Task requirements » Write out the data again exactly, skipping every picture.

-- Start of Supplied records --

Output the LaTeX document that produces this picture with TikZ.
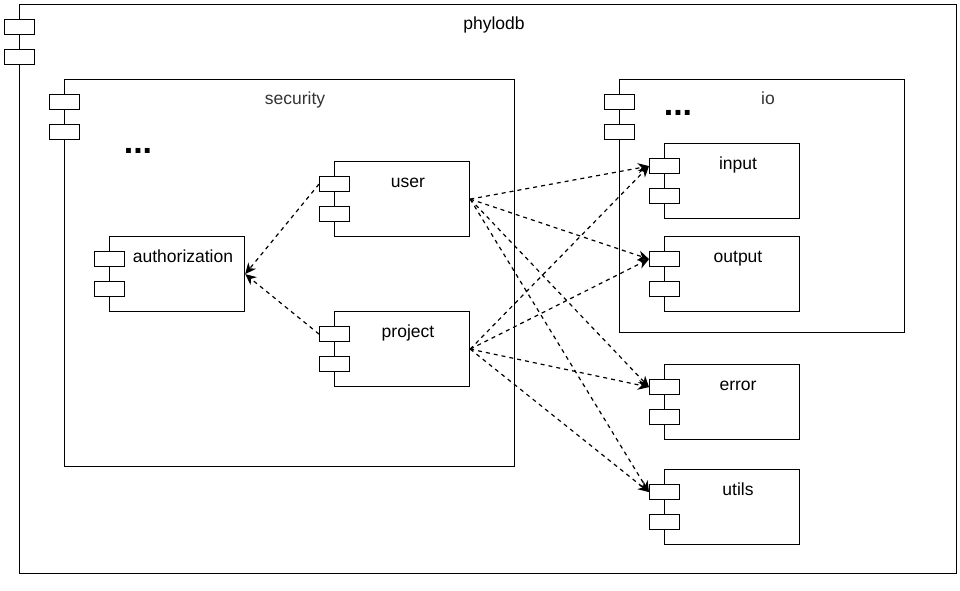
\documentclass[tikz,border=0pt]{standalone}
\usepackage{fontspec}
\setmainfont{Liberation Sans}
\usetikzlibrary{arrows.meta}
\definecolor{lbl}{HTML}{333333}
\tikzset{
  body/.style={draw=black, line width=1.2pt, fill=white, anchor=north west, inner sep=0pt},
  tab/.style={draw=black, line width=1.2pt, fill=white, minimum width=30pt, minimum height=15pt, anchor=north west, inner sep=0pt},
  txt/.style={font=\fontsize{17.5}{20}\selectfont, inner sep=0pt, anchor=base},
  dots/.style={font=\fontsize{34}{36}\selectfont\bfseries, inner sep=0pt},
  dep/.style={draw=black, line width=1.2pt, dash pattern=on 4pt off 4pt, -{Stealth[length=11pt,width=10pt,inset=3.5pt]}},
}
\newcommand{\comp}[5]{% name, x, y, w, h
  \node[body, minimum width=#4pt, minimum height=#5pt] (#1) at (#2,#3) {};
  \node[tab] (#1T1) at ({#2-15},{#3+15}) {};
  \node[tab] (#1T2) at ({#2-15},{#3+45}) {};
}
\begin{document}
\begin{tikzpicture}[x=1pt,y=-1pt]
\useasboundingbox (0,0) rectangle (960,590);
% phylodb
\comp{phylodb}{19}{4}{937}{569}
\node[txt] (phylodbL) at (494,29) {phylodb};
% security
\comp{security}{64}{79}{450}{387}
\node[txt, text=lbl] (securityL) at (295,104) {security};
\node[dots] (secdots) at (138,151) {...};
% io
\comp{io}{619}{79}{285}{253}
\node[txt, text=lbl] (ioL) at (768,104) {io};
\node[dots] (iodots) at (678,113) {...};
% inner components
\comp{user}{334}{161}{135}{75}
\node[txt] (userL) at (408,187) {user};
\comp{auth}{109}{236}{135}{75}
\node[txt] (authL) at (183,262) {authorization};
\comp{project}{334}{311}{135}{75}
\node[txt] (projectL) at (408,337) {project};
\comp{input}{664}{143}{135}{75}
\node[txt] (inputL) at (738,169) {input};
\comp{output}{664}{236}{135}{75}
\node[txt] (outputL) at (738,262) {output};
\comp{error}{664}{364}{135}{75}
\node[txt] (errorL) at (738,390) {error};
\comp{utils}{664}{469}{135}{75}
\node[txt] (utilsL) at (738,495) {utils};
% dependencies
\draw[dep] (userT1.west) -- (auth.east);
\draw[dep] (projectT1.west) -- (auth.east);
\foreach \t in {input,output,error,utils}{
  \draw[dep] (user.east) -- (\t T1.west);
  \draw[dep] (project.east) -- (\t T1.west);
}
\end{tikzpicture}
\end{document}
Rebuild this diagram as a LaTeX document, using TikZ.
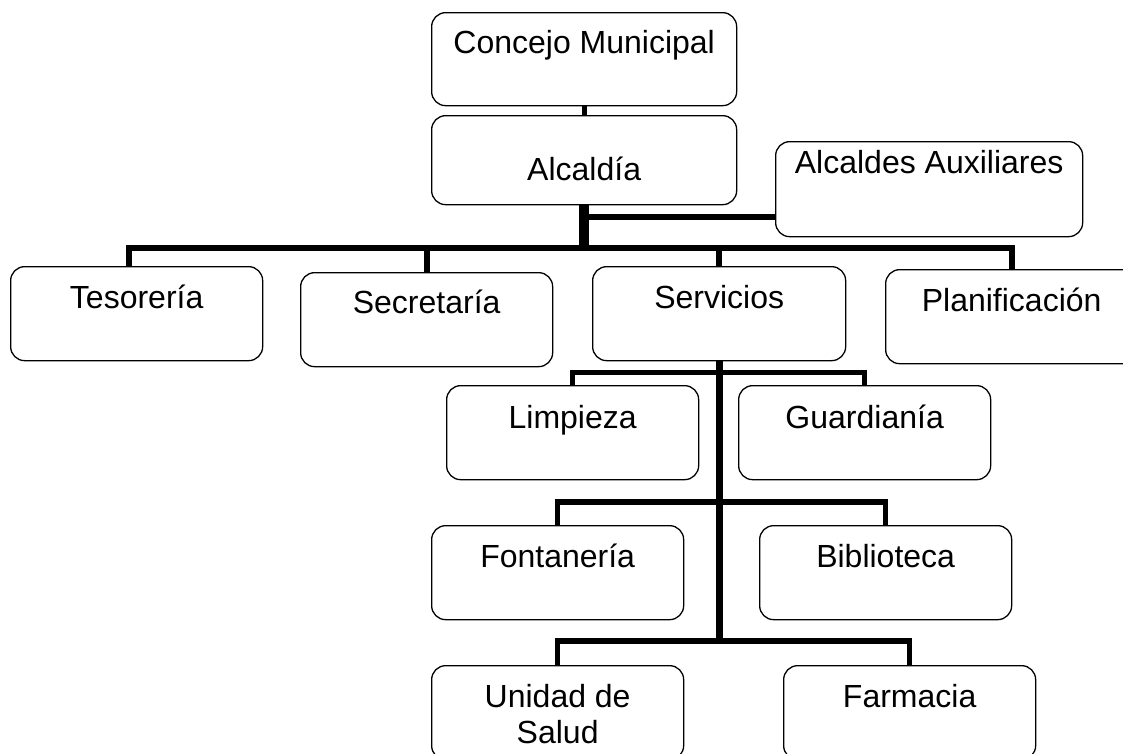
\documentclass[tikz,border=0pt]{standalone}
\usepackage{fontspec}
\setmainfont{Liberation Sans}
\begin{document}
\begin{tikzpicture}[x=1pt,y=-1pt,
  orgbox/.style={draw, line width=1.3pt, rounded corners=14pt, fill=white,
    anchor=north west, inner xsep=0pt, inner ysep=0pt,
    minimum width=252pt, minimum height=94pt,
    text height=42pt, text depth=52pt,
    font=\fontsize{32}{36}\selectfont},
  conn/.style={line width=6pt},
  subconn/.style={line width=5.5pt}]
\useasboundingbox (0,0) rectangle (1123,753);
\clip (0,0) rectangle (1123,753);

% coordinates for bar levels
\coordinate (bar) at (0,248);
\coordinate (auxy) at (0,216.5);
\coordinate (b1) at (0,372.5);
\coordinate (b2) at (0,502);
\coordinate (b3) at (0,641);
\coordinate (bend) at (0,644);

% boxes
\node[orgbox, minimum width=305pt, minimum height=93pt, text height=41pt, text depth=52pt] (cm) at (431,12) {Concejo Municipal};
\node[orgbox, minimum width=305pt, minimum height=89pt, text height=65pt, text depth=24pt] (alc) at (431,115) {Alcaldía};
\node[orgbox, minimum width=307pt, minimum height=95pt, text height=32pt, text depth=63pt] (aux) at (775,141) {Alcaldes Auxiliares};
\node[orgbox] (tes) at (10,266) {Tesorería};
\node[orgbox, text height=41pt, text depth=53pt] (sec) at (300,272) {Secretaría};
\node[orgbox, minimum width=253pt] (ser) at (592,266) {Servicios};
\node[orgbox] (plan) at (885,269) {Planificación};
\node[orgbox, text height=43pt, text depth=51pt] (lim) at (446,385) {Limpieza};
\node[orgbox, text height=43pt, text depth=51pt] (gua) at (738,385) {Guardianía};
\node[orgbox] (fon) at (431,525) {Fontanería};
\node[orgbox] (bib) at (759,525) {Biblioteca};
\node[orgbox] (uni) at (431,665) {\begin{tabular}[t]{@{}c@{}}Unidad de\\Salud\end{tabular}};
\node[orgbox] (far) at (783,665) {Farmacia};

% connectors
\draw[line width=5pt] (cm.south) -- (alc.north);
\draw[line width=10pt] (alc.south) -- (alc.south |- bar);
\draw[conn] (alc.south |- auxy) -- (aux.west |- auxy);
\draw[conn] ([xshift=-8pt]tes.north) |- (plan.north |- bar) -- (plan.north);
\draw[conn] (sec.north) -- (sec.north |- bar);
\draw[conn] (ser.north) -- (ser.north |- bar);
\draw[line width=7pt] (ser.south) -- (ser.south |- bend);
\draw[subconn] (lim.north) |- (gua.north |- b1) -- (gua.north);
\draw[subconn] (fon.north) |- (bib.north |- b2) -- (bib.north);
\draw[subconn] (uni.north) |- (far.north |- b3) -- (far.north);
\end{tikzpicture}
\end{document}
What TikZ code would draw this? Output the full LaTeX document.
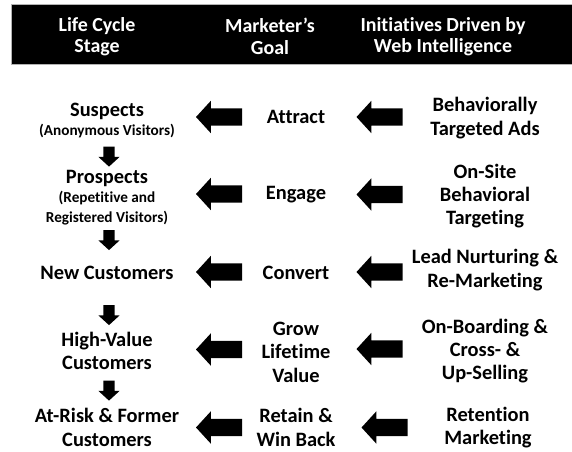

-- End of Supplied records --

Solution for this task »
Output the LaTeX document that produces this picture with TikZ.
\documentclass[tikz,border=0pt]{standalone}
\usepackage{fontspec}
\setmainfont{Liberation Sans}
\usetikzlibrary{arrows.meta}
\definecolor{lbl}{HTML}{333333}
\tikzset{
  body/.style={draw=black, line width=1.2pt, fill=white, anchor=north west, inner sep=0pt},
  tab/.style={draw=black, line width=1.2pt, fill=white, minimum width=30pt, minimum height=15pt, anchor=north west, inner sep=0pt},
  txt/.style={font=\fontsize{17.5}{20}\selectfont, inner sep=0pt, anchor=base},
  dots/.style={font=\fontsize{34}{36}\selectfont\bfseries, inner sep=0pt},
  dep/.style={draw=black, line width=1.2pt, dash pattern=on 4pt off 4pt, -{Stealth[length=11pt,width=10pt,inset=3.5pt]}},
}
\newcommand{\comp}[5]{% name, x, y, w, h
  \node[body, minimum width=#4pt, minimum height=#5pt] (#1) at (#2,#3) {};
  \node[tab] (#1T1) at ({#2-15},{#3+15}) {};
  \node[tab] (#1T2) at ({#2-15},{#3+45}) {};
}
\begin{document}
\begin{tikzpicture}[x=1pt,y=-1pt]
\useasboundingbox (0,0) rectangle (960,590);
% phylodb
\comp{phylodb}{19}{4}{937}{569}
\node[txt] (phylodbL) at (494,29) {phylodb};
% security
\comp{security}{64}{79}{450}{387}
\node[txt, text=lbl] (securityL) at (295,104) {security};
\node[dots] (secdots) at (138,151) {...};
% io
\comp{io}{619}{79}{285}{253}
\node[txt, text=lbl] (ioL) at (768,104) {io};
\node[dots] (iodots) at (678,113) {...};
% inner components
\comp{user}{334}{161}{135}{75}
\node[txt] (userL) at (408,187) {user};
\comp{auth}{109}{236}{135}{75}
\node[txt] (authL) at (183,262) {authorization};
\comp{project}{334}{311}{135}{75}
\node[txt] (projectL) at (408,337) {project};
\comp{input}{664}{143}{135}{75}
\node[txt] (inputL) at (738,169) {input};
\comp{output}{664}{236}{135}{75}
\node[txt] (outputL) at (738,262) {output};
\comp{error}{664}{364}{135}{75}
\node[txt] (errorL) at (738,390) {error};
\comp{utils}{664}{469}{135}{75}
\node[txt] (utilsL) at (738,495) {utils};
% dependencies
\draw[dep] (userT1.west) -- (auth.east);
\draw[dep] (projectT1.west) -- (auth.east);
\foreach \t in {input,output,error,utils}{
  \draw[dep] (user.east) -- (\t T1.west);
  \draw[dep] (project.east) -- (\t T1.west);
}
\end{tikzpicture}
\end{document}
Rebuild this diagram as a LaTeX document, using TikZ.
\documentclass[tikz,border=0pt]{standalone}
\usepackage{fontspec}
\setmainfont{Liberation Sans}
\begin{document}
\begin{tikzpicture}[x=1pt,y=-1pt,
  orgbox/.style={draw, line width=1.3pt, rounded corners=14pt, fill=white,
    anchor=north west, inner xsep=0pt, inner ysep=0pt,
    minimum width=252pt, minimum height=94pt,
    text height=42pt, text depth=52pt,
    font=\fontsize{32}{36}\selectfont},
  conn/.style={line width=6pt},
  subconn/.style={line width=5.5pt}]
\useasboundingbox (0,0) rectangle (1123,753);
\clip (0,0) rectangle (1123,753);

% coordinates for bar levels
\coordinate (bar) at (0,248);
\coordinate (auxy) at (0,216.5);
\coordinate (b1) at (0,372.5);
\coordinate (b2) at (0,502);
\coordinate (b3) at (0,641);
\coordinate (bend) at (0,644);

% boxes
\node[orgbox, minimum width=305pt, minimum height=93pt, text height=41pt, text depth=52pt] (cm) at (431,12) {Concejo Municipal};
\node[orgbox, minimum width=305pt, minimum height=89pt, text height=65pt, text depth=24pt] (alc) at (431,115) {Alcaldía};
\node[orgbox, minimum width=307pt, minimum height=95pt, text height=32pt, text depth=63pt] (aux) at (775,141) {Alcaldes Auxiliares};
\node[orgbox] (tes) at (10,266) {Tesorería};
\node[orgbox, text height=41pt, text depth=53pt] (sec) at (300,272) {Secretaría};
\node[orgbox, minimum width=253pt] (ser) at (592,266) {Servicios};
\node[orgbox] (plan) at (885,269) {Planificación};
\node[orgbox, text height=43pt, text depth=51pt] (lim) at (446,385) {Limpieza};
\node[orgbox, text height=43pt, text depth=51pt] (gua) at (738,385) {Guardianía};
\node[orgbox] (fon) at (431,525) {Fontanería};
\node[orgbox] (bib) at (759,525) {Biblioteca};
\node[orgbox] (uni) at (431,665) {\begin{tabular}[t]{@{}c@{}}Unidad de\\Salud\end{tabular}};
\node[orgbox] (far) at (783,665) {Farmacia};

% connectors
\draw[line width=5pt] (cm.south) -- (alc.north);
\draw[line width=10pt] (alc.south) -- (alc.south |- bar);
\draw[conn] (alc.south |- auxy) -- (aux.west |- auxy);
\draw[conn] ([xshift=-8pt]tes.north) |- (plan.north |- bar) -- (plan.north);
\draw[conn] (sec.north) -- (sec.north |- bar);
\draw[conn] (ser.north) -- (ser.north |- bar);
\draw[line width=7pt] (ser.south) -- (ser.south |- bend);
\draw[subconn] (lim.north) |- (gua.north |- b1) -- (gua.north);
\draw[subconn] (fon.north) |- (bib.north |- b2) -- (bib.north);
\draw[subconn] (uni.north) |- (far.north |- b3) -- (far.north);
\end{tikzpicture}
\end{document}
What TikZ code would draw this? Output the full LaTeX document.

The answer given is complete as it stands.